I've spent a large chunk of time this evening going back and forth between The Addams Family ("KEEP THE BALL, I'VE GOT A WHOLE BUCKETFUL!") to The Twilight Zone ("DON'T TOUCH THE DOOR DON'T TOUCH THE DOOR DON'TTOUCHTHEDOORDON'TTOUCHTHEDOOR") to 8-Ball Deluxe ("Get the. 8-Balllllll. Corner pocket.") to Cirqus Voltaire ("I am the Ringmaster, and I challenge you to a duel!")
If I'd touched upon Theatre of Magic or Medieval Madness ("I'm Lord Howard Hurtz, who the @#!*?! are you?!") or Cyclone ("Hey! You with the face!") I'd probably still be playing, but as it is, I need my sleep.
I miss pinball. I really miss the physical playing. I miss the silver ball and I miss the physical cabinet-smacking and, most of all, I miss the gloriously loud replay THWACK. The game is not static, it's kinetic, it's random and strange and when the ball gets a bit of English on it things get really weird. It's not like memorizing Pac-Man levels or pumping more quarters in to "beat" Golden Axe or anything. The feeling of accomplishment you get when you make your first Lost In The Zone, say, or when you tour all the rooms in the Addams Family mansion is incredible, because you had to beat the odds (and some unfair side-lane drains) to get to it. And I'm terribly out of practice with it all.
I know there's still places around the Boston area what have tables, but this is not the time nor the place where you go "oh but there's pinball at the MIT student center" or "oh but there's pinball at canobie lake" or "oh but there's pinball at dungville-by-the-sea." I know where there's pinball around here. Trust me. Nothing new has come around in ages. In fact, things are shrinking at a terrible rate. Good Time Emporium, for one, had some tables, and they treated 'em like absolute shit. Their Theatre of Magic is gone, gone, gone, and the last time I was there, their Twilight Zone wasn't working so good. Weak flippers, credit dots, bustificated triggers, everything. A real sad state of affairs.
There used to be an incredible arcade up west of Manchester New Hamster on Route 101A called Noah's Arkade, where there was an entire room just filled with pinball, ranging from a Whodunit? to a well-shopped Addams Family. To save electricity, the tables were all turned off; you were allowed to manually switch on the ones you wanted to play. I spent entire afternoons and whole $20 bills in that place back when I had a car. Hell, I'd drive up from Marlboro just to spend a day there. It was glorious.
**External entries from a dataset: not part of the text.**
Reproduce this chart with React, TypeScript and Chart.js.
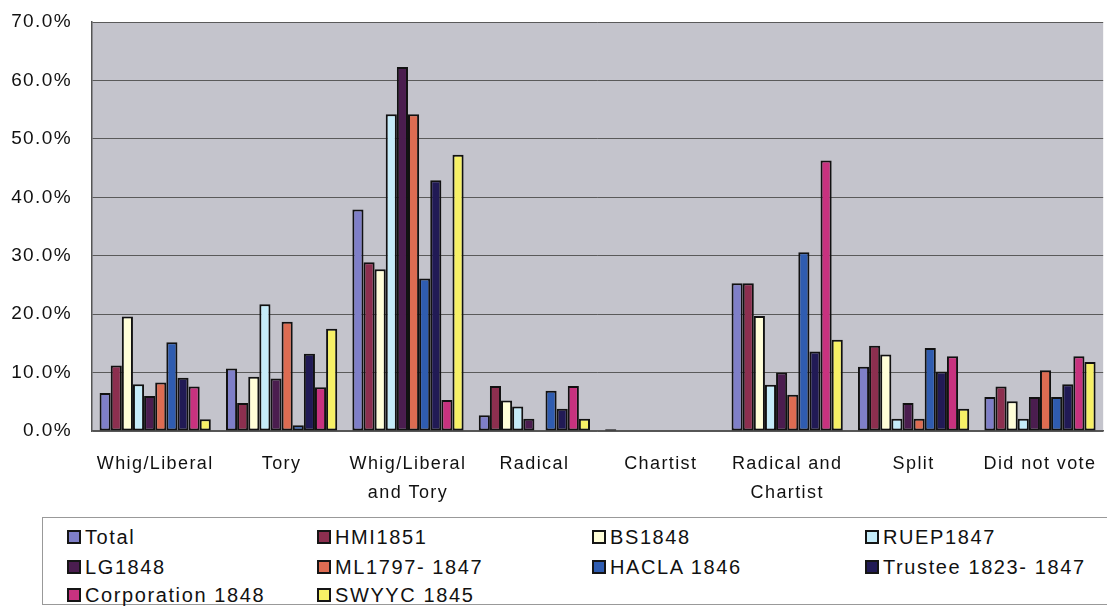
import React, { useEffect, useRef } from "react";
import { Chart, registerables } from "chart.js";

Chart.register(...registerables);

const categories: string[][] = [
  ["Whig/Liberal"],
  ["Tory"],
  ["Whig/Liberal", "and Tory"],
  ["Radical"],
  ["Chartist"],
  ["Radical and", "Chartist"],
  ["Split"],
  ["Did not vote"],
];

const seriesNames = [
  "Total",
  "HMI1851",
  "BS1848",
  "RUEP1847",
  "LG1848",
  "ML1797- 1847",
  "HACLA 1846",
  "Trustee 1823- 1847",
  "Corporation 1848",
  "SWYYC 1845",
];

const total = [6.5, 10.7, 37.9, 2.7, 0.3, 25.3, 11.0, 5.8];
const hmi1851 = [11.2, 4.8, 28.9, 7.7, 0, 25.3, 14.6, 7.6];
const bs1848 = [19.6, 9.3, 27.7, 5.2, 0, 19.7, 13.1, 5.1];
const ruep1847 = [8.0, 21.7, 54.2, 4.2, 0, 7.9, 2.1, 2.1];
const lg1848 = [6.0, 9.0, 62.3, 2.1, 0, 10.0, 4.8, 5.8];
const ml1797 = [8.3, 18.7, 54.2, 0, 0, 6.2, 2.1, 10.4];
const hacla1846 = [15.2, 1.0, 26.1, 6.9, 0, 30.6, 14.2, 5.8];
const trustee1823 = [9.1, 13.2, 42.9, 3.8, 0, 13.6, 10.2, 8.0];
const corporation1848 = [7.6, 7.5, 5.3, 7.7, 0, 46.3, 12.8, 12.8];
const swyyc1845 = [2.0, 17.5, 47.3, 2.1, 0, 15.6, 3.8, 11.8];

const seriesValues = [
  total,
  hmi1851,
  bs1848,
  ruep1847,
  lg1848,
  ml1797,
  hacla1846,
  trustee1823,
  corporation1848,
  swyyc1845,
];

const seriesColors = [
  "#7f7fc8",
  "#8c2f4f",
  "#fffed8",
  "#c5ecf9",
  "#4b1d4f",
  "#dd6c52",
  "#2f5cb0",
  "#211a55",
  "#c8327f",
  "#f6f066",
];

const yTicks = [0, 10, 20, 30, 40, 50, 60, 70];

const plotBg = {
  id: "plotBg",
  beforeDraw(chart: any) {
    const { ctx, chartArea } = chart;
    ctx.letterSpacing = "1.4px";
    ctx.save();
    ctx.fillStyle = "#c4c4cc";
    ctx.fillRect(chartArea.left, chartArea.top, chartArea.right - chartArea.left, chartArea.bottom - chartArea.top);
    ctx.restore();
  },
};

export default function App() {
  const ref = useRef<HTMLCanvasElement | null>(null);

  useEffect(() => {
    if (!ref.current) return;
    const chart = new Chart(ref.current, {
      type: "bar",
      data: {
        labels: categories,
        datasets: seriesNames.map((name, i) => ({
          label: name,
          data: seriesValues[i],
          backgroundColor: seriesColors[i],
          borderColor: "#111",
          borderWidth: 2,
          borderSkipped: false,
          categoryPercentage: 0.88,
          barPercentage: 1.0,
        })),
      },
      options: {
        animation: false,
        responsive: false,
        devicePixelRatio: 1,
        layout: { padding: { top: 22, right: 0, bottom: 0, left: 0 } },
        plugins: {
          legend: { display: false },
          tooltip: { enabled: false },
        },
        scales: {
          x: {
            grid: { display: true, drawOnChartArea: false, drawTicks: false },
            border: { display: true, color: "#555", width: 1.5 },
            ticks: {
              color: "#111",
              padding: 19,
              maxRotation: 0,
              autoSkip: false,
              font: { family: "'Liberation Sans', Arial, sans-serif", size: 18, lineHeight: 1.6 },
            },
            afterFit(scale: any) {
              scale.height = 81;
            },
          },
          y: {
            min: 0,
            max: 70,
            afterBuildTicks(scale: any) {
              scale.ticks = yTicks.map((v) => ({ value: v }));
            },
            grid: { color: "#5a5a5a", lineWidth: 1, drawTicks: false },
            border: { display: true, color: "#555", width: 1.5 },
            ticks: {
              color: "#111",
              padding: 20,
              font: { family: "'Liberation Sans', Arial, sans-serif", size: 19 },
              callback: (v: any) => Number(v).toFixed(1) + "%",
            },
            afterFit(scale: any) {
              scale.width = 92;
              scale.paddingTop = 0;
              scale.paddingBottom = 0;
            },
          },
        },
      },
      plugins: [plotBg],
    });
    return () => chart.destroy();
  }, []);

  const colLeft = [24, 274, 549, 822];
  const rowCenter = [19, 49, 77];

  return (
    <div style={{ position: "absolute", left: 0, top: 0, width: 1107, height: 609, background: "#fff", overflow: "hidden" }}>
      <canvas ref={ref} width={1107} height={512} style={{ position: "absolute", left: 0, top: 0, width: 1107, height: 512 }} />
      <div
        style={{
          position: "absolute",
          left: 42,
          top: 517,
          width: 1090,
          height: 88,
          border: "1px solid #999",
          boxSizing: "border-box",
        }}
      >
        {seriesNames.map((name, i) => (
          <div
            key={name}
            style={{
              position: "absolute",
              left: colLeft[i % 4],
              top: rowCenter[Math.floor(i / 4)] - 12,
              height: 24,
              display: "flex",
              alignItems: "center",
              fontFamily: "'Liberation Sans', Arial, sans-serif",
              fontSize: 20,
              letterSpacing: "1.6px",
              color: "#111",
              whiteSpace: "nowrap",
            }}
          >
            <span
              style={{
                display: "inline-block",
                width: 14,
                height: 14,
                boxSizing: "border-box",
                border: "2px solid #151515",
                background: seriesColors[i],
                marginRight: 4,
              }}
            />
            <span>{name}</span>
          </div>
        ))}
      </div>
    </div>
  );
}
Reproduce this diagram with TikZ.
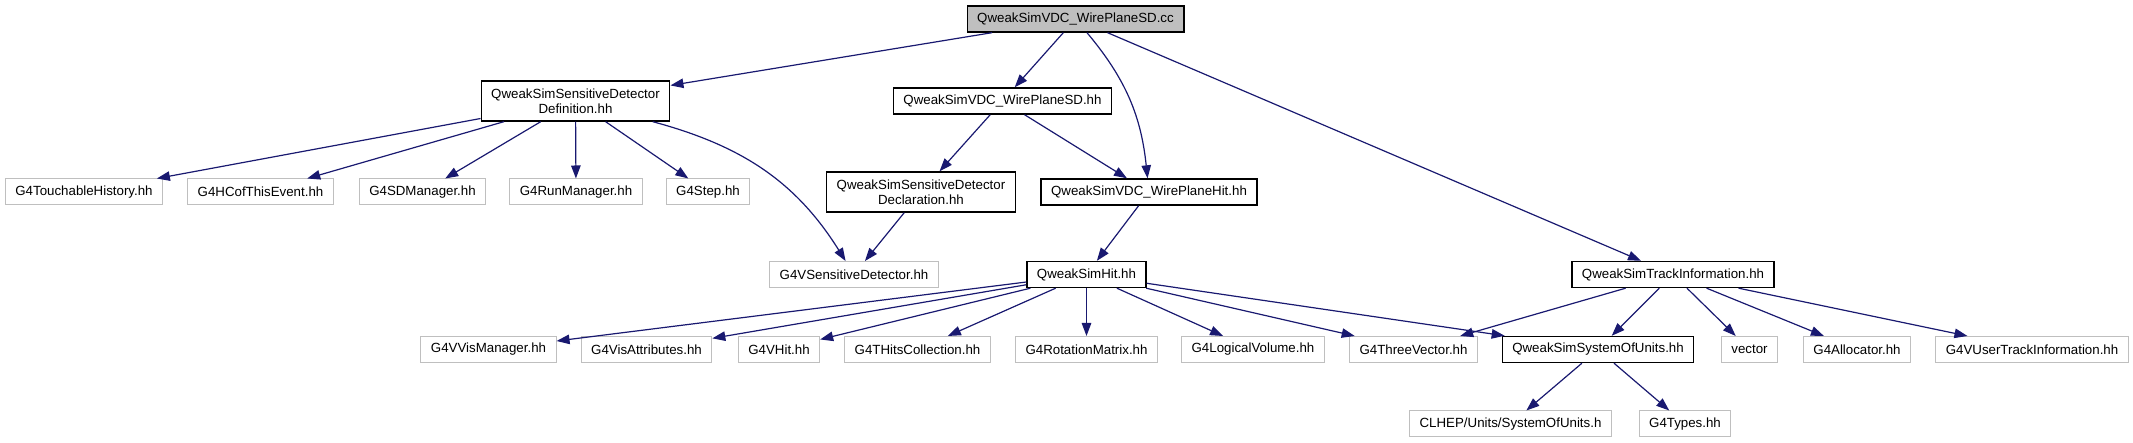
\documentclass[tikz,border=0pt]{standalone}
\usepackage{fontspec}
\setmainfont{Liberation Sans}
\usetikzlibrary{arrows.meta}
\definecolor{edgeblue}{HTML}{191970}
\definecolor{extgray}{HTML}{BFBFBF}
\begin{document}
\begin{tikzpicture}[x=1pt,y=1pt,
  every node/.style={font=\fontsize{13.3}{15}\selectfont,inner xsep=10pt,inner ysep=0pt,minimum height=26pt,align=center},
  main node/.style={rectangle,draw=black,line width=1.4pt,fill=white},
  root node/.style={main node,fill=extgray},
  ext node/.style={rectangle,draw=extgray,line width=1pt,fill=white},
  two lines/.style={minimum height=40pt}]
  \useasboundingbox (0,0) rectangle (2133,443);
  \node[root node] (cc) at (1075.5,424) {QweakSimVDC\_WirePlaneSD.cc};
  \node[main node,two lines] (def) at (575.5,342) {QweakSimSensitiveDetector\\Definition.hh};
  \node[main node] (vdcsd) at (1002.5,342) {QweakSimVDC\_WirePlaneSD.hh};
  \node[ext node] (touch) at (84,251) {G4TouchableHistory.hh};
  \node[ext node] (hcof) at (260.5,251) {G4HCofThisEvent.hh};
  \node[ext node] (sdman) at (422.5,251) {G4SDManager.hh};
  \node[ext node] (runman) at (576,251) {G4RunManager.hh};
  \node[ext node] (step) at (708,251) {G4Step.hh};
  \node[main node,two lines] (decl) at (921,251) {QweakSimSensitiveDetector\\Declaration.hh};
  \node[main node] (wphit) at (1149,251) {QweakSimVDC\_WirePlaneHit.hh};
  \node[ext node] (vsd) at (854,168.5) {G4VSensitiveDetector.hh};
  \node[main node] (simhit) at (1086.5,168.5) {QweakSimHit.hh};
  \node[main node] (track) at (1673,168.5) {QweakSimTrackInformation.hh};
  \node[ext node] (vis) at (488.5,93.5) {G4VVisManager.hh};
  \node[ext node] (visatt) at (646.5,93.5) {G4VisAttributes.hh};
  \node[ext node] (vhit) at (779,93.5) {G4VHit.hh};
  \node[ext node] (thits) at (917.5,93.5) {G4THitsCollection.hh};
  \node[ext node] (rot) at (1086.5,93.5) {G4RotationMatrix.hh};
  \node[ext node] (logvol) at (1253,93.5) {G4LogicalVolume.hh};
  \node[ext node] (threevec) at (1413.5,93.5) {G4ThreeVector.hh};
  \node[main node] (units) at (1598,93.5) {QweakSimSystemOfUnits.hh};
  \node[ext node] (vector) at (1749.5,93.5) {vector};
  \node[ext node] (alloc) at (1857,93.5) {G4Allocator.hh};
  \node[ext node] (vuser) at (2032,93.5) {G4VUserTrackInformation.hh};
  \node[ext node] (clhep) at (1510.5,19) {CLHEP/Units/SystemOfUnits.h};
  \node[ext node] (types) at (1685,19) {G4Types.hh};

  \path[line width=1.2pt, every edge/.style={draw=edgeblue,-{Triangle[length=13pt,width=9.5pt]}}]
    (cc) edge (def)
    (cc) edge (vdcsd)
    (cc) edge[out=-50,in=96] (wphit)
    (cc) edge (track)
    (def) edge (touch)
    (def) edge (hcof)
    (def) edge (sdman)
    (def) edge (runman)
    (def) edge (step)
    (def) edge[out=-15,in=122] (vsd)
    (vdcsd) edge (decl)
    (vdcsd) edge (wphit)
    (decl) edge (vsd)
    (wphit) edge (simhit)
    (simhit) edge (vis)
    (simhit) edge (visatt)
    (simhit) edge (vhit)
    (simhit) edge (thits)
    (simhit) edge (rot)
    (simhit) edge (logvol)
    (simhit) edge (threevec)
    (simhit) edge (units)
    (track) edge (threevec)
    (track) edge (units)
    (track) edge (vector)
    (track) edge (alloc)
    (track) edge (vuser)
    (units) edge (clhep)
    (units) edge (types);
\end{tikzpicture}
\end{document}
A few years ago Alan C. and I drove up to Manchvegas and while we were around, headed over to the place. I regaled him with tales of the inside and we were all good and psyched to drive up to find the place closed and dark on a Saturday, which was not a good sign. We had to content ourselves with Fun World in Nashua, which had a handful of newer Stern tables, none of which were working particularly well.
I later read that Noah's Arkade had closed for good. Sonofawhore.
Owning and maintaining a pinball machine at home is a bitch of an enterprise. For one, you've got to have the room for a heavy-ass table and a heavier-ass backglass; for two, you've got to know your electronics down because you'll be doing your own maintenance; and for three, since many of the parts, decals, and plastics were custom-made for each table, it's very hard and very expensive to find replacements. It's like owning a '72 MG BGT in pre-Internet days with only one shop nearby what even bothers to find import parts for you. (I speak from family experience on that one, though I certainly never had to pay out the nose for replacement parts. I was busy playing with my Matchbox Super Spin Car Wash.)
I guess in the end all we'll have left eventually is emulation. Lucky for me I got VPinMAME working again and 400 tables to keep me busy.
There is that nice warehouse museum in Las Vegas which I swear I'm going to this year, after SOMEONE talked me out of a trip there last time I WONDER WHO THAT WAS. Either that, or we used the day to drive out to Primm. I forget.